Manchin’s remarks came during a discussion of the so-called two track approach to infrastructure, in which Democrats have long maintained that they will seek to use reconciliation for a larger, human infrastructure package while passing a bipartisan bill for hard infrastructure.

Republicans had planned on allowing the bipartisan bill to pass, while gambling that the weight of pay-fors and other politically difficult measures would sink the reconciliation package.

Manchin reiterated on Tuesday that he would not be opposed to tax changes to finance the human infrastructure bill, and said that he thought the legislation was necessary within the parameters of what “we can afford.”

Since Speaker of the House Nancy Pelosi (D-CA) and President Biden said last week that the two bills will be passed simultaneously, Republicans have erupted in a fit of rage, recognizing that the plan would sabotage GOP efforts to ensure that only a much smaller, pared down version of the infrastructure legislation passes.

But Republican complaints have shifted over the past week from demands that the two bills be decoupled from each other in the legislative process to asserting control over the legislative agenda of the majority party in both houses of Congress. Sen. Mike Braun (R-IN) issued a statement on Monday saying that any bipartisan compromise “is a bad deal so long as [Democrats] insist on pursuing a multi-trillion dollar tax-and-spend reconciliation package.”

What remains unclear is whether key Democrats in the caucus will stay the course: will they allow Republicans to effectively dictate the agenda, or will they throw their weight behind the White House’s approach of yoking the two bills together in an effort to pass as much of Biden’s infrastructure agenda as possible?

Manchin said on Tuesday that threatening to withhold votes over separate legislation is unheard of.

“Saying I am gonna not vote for the other because you haven’t guaranteed to vote for everything — we have never done legislation that way, I’ve never been part of that in the ten years I have been in the Senate,” Manchin said.

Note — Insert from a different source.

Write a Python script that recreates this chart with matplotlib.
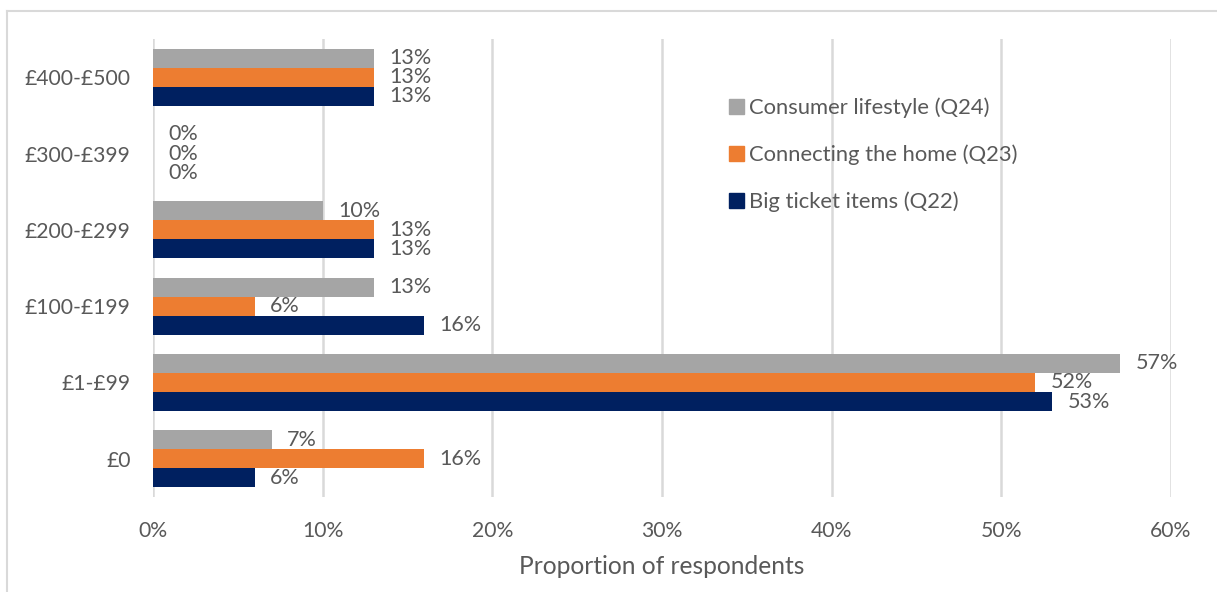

He added that he wanted legislation to be fully vetted, giving senators input: “Make sure it goes to the committees, comes back to the floor and let’s work it.”

Manchin went on to suggest that reconciliation could be a potential option for hard infrastructure, should the GOP follow through on its threats to withdraw support.

“If no Republicans — which I don’t think we will have on the second one, I’m not assuming that, but I heard them speak — then we’re gonna have to work it through reconciliation, which I agreed that can be done,” he added.